Stated goal: Quote the data below in full, minus the images.

────────────────

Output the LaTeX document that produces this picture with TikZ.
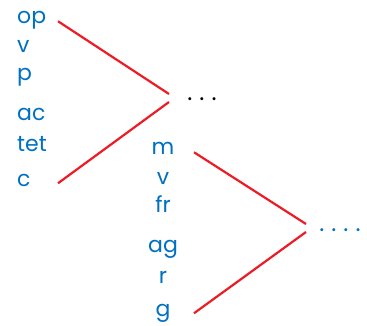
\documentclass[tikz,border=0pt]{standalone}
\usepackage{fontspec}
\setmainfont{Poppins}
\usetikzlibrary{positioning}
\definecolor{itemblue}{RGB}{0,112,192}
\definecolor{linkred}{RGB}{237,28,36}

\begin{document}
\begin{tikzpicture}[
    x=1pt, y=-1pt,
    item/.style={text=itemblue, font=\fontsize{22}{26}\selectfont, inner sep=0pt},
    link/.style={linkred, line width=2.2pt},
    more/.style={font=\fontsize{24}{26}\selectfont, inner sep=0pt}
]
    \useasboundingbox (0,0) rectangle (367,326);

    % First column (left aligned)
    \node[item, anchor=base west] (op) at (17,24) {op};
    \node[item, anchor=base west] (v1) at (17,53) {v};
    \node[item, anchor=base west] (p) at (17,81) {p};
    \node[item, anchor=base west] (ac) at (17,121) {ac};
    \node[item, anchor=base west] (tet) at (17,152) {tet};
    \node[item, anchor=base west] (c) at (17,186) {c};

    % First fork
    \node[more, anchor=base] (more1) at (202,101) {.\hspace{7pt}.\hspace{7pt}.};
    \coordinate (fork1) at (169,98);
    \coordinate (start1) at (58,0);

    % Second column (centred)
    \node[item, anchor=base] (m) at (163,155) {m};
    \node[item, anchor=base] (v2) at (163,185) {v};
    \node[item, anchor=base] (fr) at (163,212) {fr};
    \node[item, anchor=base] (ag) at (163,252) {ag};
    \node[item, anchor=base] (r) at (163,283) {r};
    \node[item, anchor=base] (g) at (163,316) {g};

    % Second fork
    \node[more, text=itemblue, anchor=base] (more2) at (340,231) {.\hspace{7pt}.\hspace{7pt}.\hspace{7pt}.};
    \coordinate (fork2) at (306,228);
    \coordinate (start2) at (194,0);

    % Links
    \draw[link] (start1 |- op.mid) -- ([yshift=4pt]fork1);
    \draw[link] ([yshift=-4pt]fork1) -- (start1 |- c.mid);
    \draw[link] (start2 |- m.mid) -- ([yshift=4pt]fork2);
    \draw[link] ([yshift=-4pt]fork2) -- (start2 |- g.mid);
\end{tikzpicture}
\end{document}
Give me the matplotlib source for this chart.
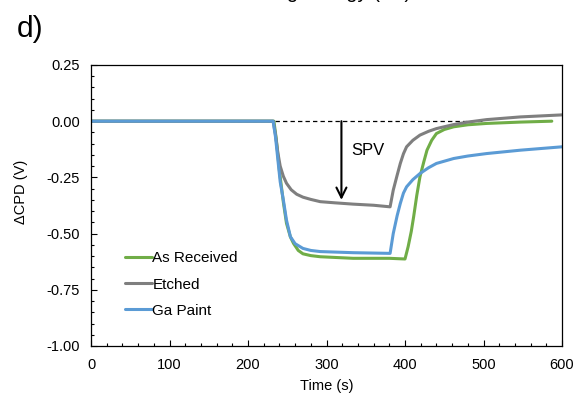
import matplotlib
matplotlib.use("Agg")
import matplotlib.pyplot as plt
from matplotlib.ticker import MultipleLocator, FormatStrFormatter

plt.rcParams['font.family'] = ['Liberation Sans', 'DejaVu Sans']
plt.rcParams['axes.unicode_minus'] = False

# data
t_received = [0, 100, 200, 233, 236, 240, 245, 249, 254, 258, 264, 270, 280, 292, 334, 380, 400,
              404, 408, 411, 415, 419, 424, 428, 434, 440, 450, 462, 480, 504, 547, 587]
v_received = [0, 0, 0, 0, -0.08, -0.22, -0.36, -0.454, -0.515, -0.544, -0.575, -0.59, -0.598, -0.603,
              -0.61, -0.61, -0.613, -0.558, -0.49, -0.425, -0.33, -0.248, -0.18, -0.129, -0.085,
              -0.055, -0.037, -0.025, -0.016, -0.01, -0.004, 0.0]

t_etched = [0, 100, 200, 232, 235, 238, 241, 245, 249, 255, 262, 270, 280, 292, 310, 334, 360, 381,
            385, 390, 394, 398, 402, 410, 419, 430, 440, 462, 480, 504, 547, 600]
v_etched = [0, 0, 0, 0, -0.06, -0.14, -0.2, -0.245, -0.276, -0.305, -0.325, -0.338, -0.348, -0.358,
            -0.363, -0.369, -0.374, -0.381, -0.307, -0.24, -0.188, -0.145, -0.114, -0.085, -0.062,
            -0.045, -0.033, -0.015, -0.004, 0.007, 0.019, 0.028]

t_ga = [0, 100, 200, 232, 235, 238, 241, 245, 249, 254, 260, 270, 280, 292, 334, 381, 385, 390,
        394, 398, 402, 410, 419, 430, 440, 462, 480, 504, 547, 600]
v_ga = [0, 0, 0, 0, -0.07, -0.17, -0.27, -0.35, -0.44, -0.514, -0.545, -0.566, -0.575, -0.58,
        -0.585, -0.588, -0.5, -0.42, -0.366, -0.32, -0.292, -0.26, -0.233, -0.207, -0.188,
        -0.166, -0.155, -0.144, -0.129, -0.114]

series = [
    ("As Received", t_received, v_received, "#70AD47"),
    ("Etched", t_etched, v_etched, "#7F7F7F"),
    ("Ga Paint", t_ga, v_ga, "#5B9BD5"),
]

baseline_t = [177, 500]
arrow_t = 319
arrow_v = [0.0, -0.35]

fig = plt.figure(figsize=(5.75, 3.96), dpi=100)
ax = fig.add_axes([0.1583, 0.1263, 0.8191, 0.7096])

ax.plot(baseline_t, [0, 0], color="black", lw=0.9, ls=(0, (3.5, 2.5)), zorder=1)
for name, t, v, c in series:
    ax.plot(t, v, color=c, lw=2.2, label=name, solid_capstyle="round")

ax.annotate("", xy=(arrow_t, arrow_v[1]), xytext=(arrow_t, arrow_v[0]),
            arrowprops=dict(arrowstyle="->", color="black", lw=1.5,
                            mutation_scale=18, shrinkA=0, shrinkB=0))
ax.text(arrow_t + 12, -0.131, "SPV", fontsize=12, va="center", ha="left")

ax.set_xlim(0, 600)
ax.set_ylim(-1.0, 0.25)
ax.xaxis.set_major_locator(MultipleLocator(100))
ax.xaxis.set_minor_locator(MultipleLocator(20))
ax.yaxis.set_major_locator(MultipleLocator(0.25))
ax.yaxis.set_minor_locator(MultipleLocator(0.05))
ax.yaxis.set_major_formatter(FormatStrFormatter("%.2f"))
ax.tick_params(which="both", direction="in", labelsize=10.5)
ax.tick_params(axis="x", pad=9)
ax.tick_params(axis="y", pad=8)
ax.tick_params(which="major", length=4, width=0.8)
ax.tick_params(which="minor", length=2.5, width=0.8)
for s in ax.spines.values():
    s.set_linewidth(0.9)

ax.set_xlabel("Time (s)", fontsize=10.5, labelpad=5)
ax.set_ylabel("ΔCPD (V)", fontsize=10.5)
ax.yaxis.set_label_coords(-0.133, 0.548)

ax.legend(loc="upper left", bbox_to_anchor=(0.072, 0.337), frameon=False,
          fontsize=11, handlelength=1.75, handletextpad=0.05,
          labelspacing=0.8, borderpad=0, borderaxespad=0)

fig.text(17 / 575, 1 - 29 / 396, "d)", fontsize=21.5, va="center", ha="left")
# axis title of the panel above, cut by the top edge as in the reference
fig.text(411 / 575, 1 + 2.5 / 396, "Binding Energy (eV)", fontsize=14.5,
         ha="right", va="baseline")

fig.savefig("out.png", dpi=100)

────────────────

Output of the task:
Output the LaTeX document that produces this picture with TikZ.
\documentclass[tikz,border=0pt]{standalone}
\usepackage{fontspec}
\setmainfont{Poppins}
\usetikzlibrary{positioning}
\definecolor{itemblue}{RGB}{0,112,192}
\definecolor{linkred}{RGB}{237,28,36}

\begin{document}
\begin{tikzpicture}[
    x=1pt, y=-1pt,
    item/.style={text=itemblue, font=\fontsize{22}{26}\selectfont, inner sep=0pt},
    link/.style={linkred, line width=2.2pt},
    more/.style={font=\fontsize{24}{26}\selectfont, inner sep=0pt}
]
    \useasboundingbox (0,0) rectangle (367,326);

    % First column (left aligned)
    \node[item, anchor=base west] (op) at (17,24) {op};
    \node[item, anchor=base west] (v1) at (17,53) {v};
    \node[item, anchor=base west] (p) at (17,81) {p};
    \node[item, anchor=base west] (ac) at (17,121) {ac};
    \node[item, anchor=base west] (tet) at (17,152) {tet};
    \node[item, anchor=base west] (c) at (17,186) {c};

    % First fork
    \node[more, anchor=base] (more1) at (202,101) {.\hspace{7pt}.\hspace{7pt}.};
    \coordinate (fork1) at (169,98);
    \coordinate (start1) at (58,0);

    % Second column (centred)
    \node[item, anchor=base] (m) at (163,155) {m};
    \node[item, anchor=base] (v2) at (163,185) {v};
    \node[item, anchor=base] (fr) at (163,212) {fr};
    \node[item, anchor=base] (ag) at (163,252) {ag};
    \node[item, anchor=base] (r) at (163,283) {r};
    \node[item, anchor=base] (g) at (163,316) {g};

    % Second fork
    \node[more, text=itemblue, anchor=base] (more2) at (340,231) {.\hspace{7pt}.\hspace{7pt}.\hspace{7pt}.};
    \coordinate (fork2) at (306,228);
    \coordinate (start2) at (194,0);

    % Links
    \draw[link] (start1 |- op.mid) -- ([yshift=4pt]fork1);
    \draw[link] ([yshift=-4pt]fork1) -- (start1 |- c.mid);
    \draw[link] (start2 |- m.mid) -- ([yshift=4pt]fork2);
    \draw[link] ([yshift=-4pt]fork2) -- (start2 |- g.mid);
\end{tikzpicture}
\end{document}
Give me the matplotlib source for this chart.
import matplotlib
matplotlib.use("Agg")
import matplotlib.pyplot as plt
from matplotlib.ticker import MultipleLocator, FormatStrFormatter

plt.rcParams['font.family'] = ['Liberation Sans', 'DejaVu Sans']
plt.rcParams['axes.unicode_minus'] = False

# data
t_received = [0, 100, 200, 233, 236, 240, 245, 249, 254, 258, 264, 270, 280, 292, 334, 380, 400,
              404, 408, 411, 415, 419, 424, 428, 434, 440, 450, 462, 480, 504, 547, 587]
v_received = [0, 0, 0, 0, -0.08, -0.22, -0.36, -0.454, -0.515, -0.544, -0.575, -0.59, -0.598, -0.603,
              -0.61, -0.61, -0.613, -0.558, -0.49, -0.425, -0.33, -0.248, -0.18, -0.129, -0.085,
              -0.055, -0.037, -0.025, -0.016, -0.01, -0.004, 0.0]

t_etched = [0, 100, 200, 232, 235, 238, 241, 245, 249, 255, 262, 270, 280, 292, 310, 334, 360, 381,
            385, 390, 394, 398, 402, 410, 419, 430, 440, 462, 480, 504, 547, 600]
v_etched = [0, 0, 0, 0, -0.06, -0.14, -0.2, -0.245, -0.276, -0.305, -0.325, -0.338, -0.348, -0.358,
            -0.363, -0.369, -0.374, -0.381, -0.307, -0.24, -0.188, -0.145, -0.114, -0.085, -0.062,
            -0.045, -0.033, -0.015, -0.004, 0.007, 0.019, 0.028]

t_ga = [0, 100, 200, 232, 235, 238, 241, 245, 249, 254, 260, 270, 280, 292, 334, 381, 385, 390,
        394, 398, 402, 410, 419, 430, 440, 462, 480, 504, 547, 600]
v_ga = [0, 0, 0, 0, -0.07, -0.17, -0.27, -0.35, -0.44, -0.514, -0.545, -0.566, -0.575, -0.58,
        -0.585, -0.588, -0.5, -0.42, -0.366, -0.32, -0.292, -0.26, -0.233, -0.207, -0.188,
        -0.166, -0.155, -0.144, -0.129, -0.114]

series = [
    ("As Received", t_received, v_received, "#70AD47"),
    ("Etched", t_etched, v_etched, "#7F7F7F"),
    ("Ga Paint", t_ga, v_ga, "#5B9BD5"),
]

baseline_t = [177, 500]
arrow_t = 319
arrow_v = [0.0, -0.35]

fig = plt.figure(figsize=(5.75, 3.96), dpi=100)
ax = fig.add_axes([0.1583, 0.1263, 0.8191, 0.7096])

ax.plot(baseline_t, [0, 0], color="black", lw=0.9, ls=(0, (3.5, 2.5)), zorder=1)
for name, t, v, c in series:
    ax.plot(t, v, color=c, lw=2.2, label=name, solid_capstyle="round")

ax.annotate("", xy=(arrow_t, arrow_v[1]), xytext=(arrow_t, arrow_v[0]),
            arrowprops=dict(arrowstyle="->", color="black", lw=1.5,
                            mutation_scale=18, shrinkA=0, shrinkB=0))
ax.text(arrow_t + 12, -0.131, "SPV", fontsize=12, va="center", ha="left")

ax.set_xlim(0, 600)
ax.set_ylim(-1.0, 0.25)
ax.xaxis.set_major_locator(MultipleLocator(100))
ax.xaxis.set_minor_locator(MultipleLocator(20))
ax.yaxis.set_major_locator(MultipleLocator(0.25))
ax.yaxis.set_minor_locator(MultipleLocator(0.05))
ax.yaxis.set_major_formatter(FormatStrFormatter("%.2f"))
ax.tick_params(which="both", direction="in", labelsize=10.5)
ax.tick_params(axis="x", pad=9)
ax.tick_params(axis="y", pad=8)
ax.tick_params(which="major", length=4, width=0.8)
ax.tick_params(which="minor", length=2.5, width=0.8)
for s in ax.spines.values():
    s.set_linewidth(0.9)

ax.set_xlabel("Time (s)", fontsize=10.5, labelpad=5)
ax.set_ylabel("ΔCPD (V)", fontsize=10.5)
ax.yaxis.set_label_coords(-0.133, 0.548)

ax.legend(loc="upper left", bbox_to_anchor=(0.072, 0.337), frameon=False,
          fontsize=11, handlelength=1.75, handletextpad=0.05,
          labelspacing=0.8, borderpad=0, borderaxespad=0)

fig.text(17 / 575, 1 - 29 / 396, "d)", fontsize=21.5, va="center", ha="left")
# axis title of the panel above, cut by the top edge as in the reference
fig.text(411 / 575, 1 + 2.5 / 396, "Binding Energy (eV)", fontsize=14.5,
         ha="right", va="baseline")

fig.savefig("out.png", dpi=100)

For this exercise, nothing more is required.